Federal agencies cut back services and up to 1 million workers were put on unpaid leave.
Shawn Turner, chief spokesman for the Director of National Intelligence, declined to discuss specifics of the layoffs but acknowledged that the performance of spy agencies could be affected if the shutdown continues.
"The Intelligence Community's ability to identify threats and provide information for a broad set of national security decisions will be diminished for the duration," Turner said.
"The immediate and significant reduction in employees on the job means that we will assume greater risk and our ability to support emerging intelligence requirements will be curtailed," he said.
"The fraction of Intelligence Community employees who remain on the job will be stretched to the limit and forced to focus only on the most critical security needs."
Some officials said that while spy agencies play critical roles in gathering information on foreign governments and potential terrorist threats, they are subject to the same budget laws as other government units. Under current circumstances, they must temporarily lay off large numbers of staff to comply with the law, the officials said.

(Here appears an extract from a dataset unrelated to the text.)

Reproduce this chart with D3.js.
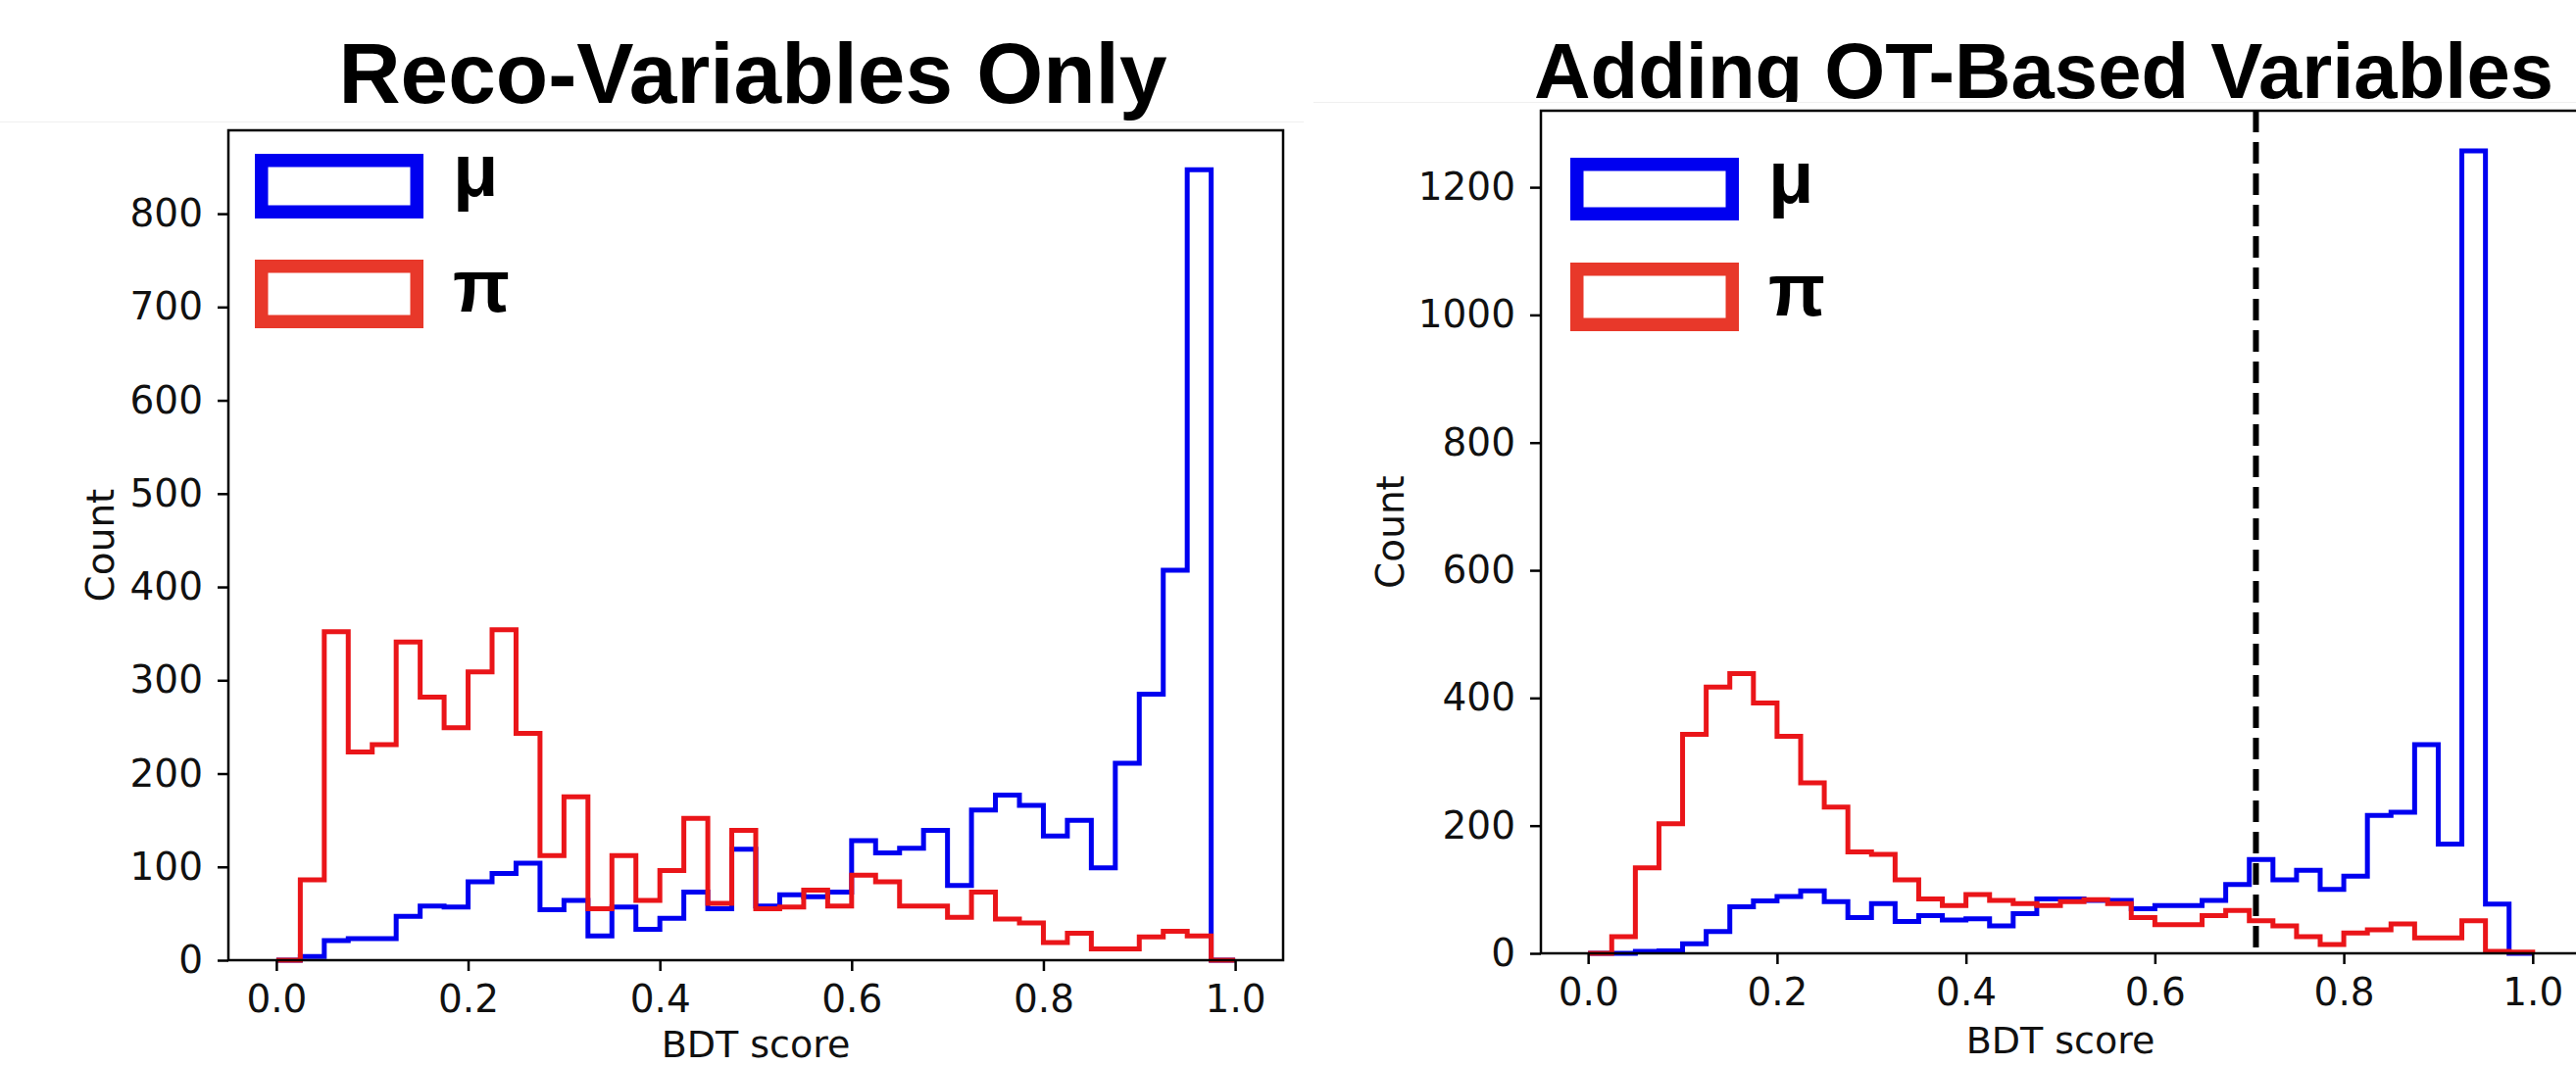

Precisely how intelligence operations will be affected by the shutdown, and precise numbers of individuals affected, remain classified, officials said.
However, among the types of activities likely to be cut back as a result of the furloughs are strategic planning and analyses and some "foreign liaison" activities.
In many parts of the world, US agencies rely heavily on their partnerships with local spy outfits, such as Britain's MI5 and MI6 and Israel's Mossad.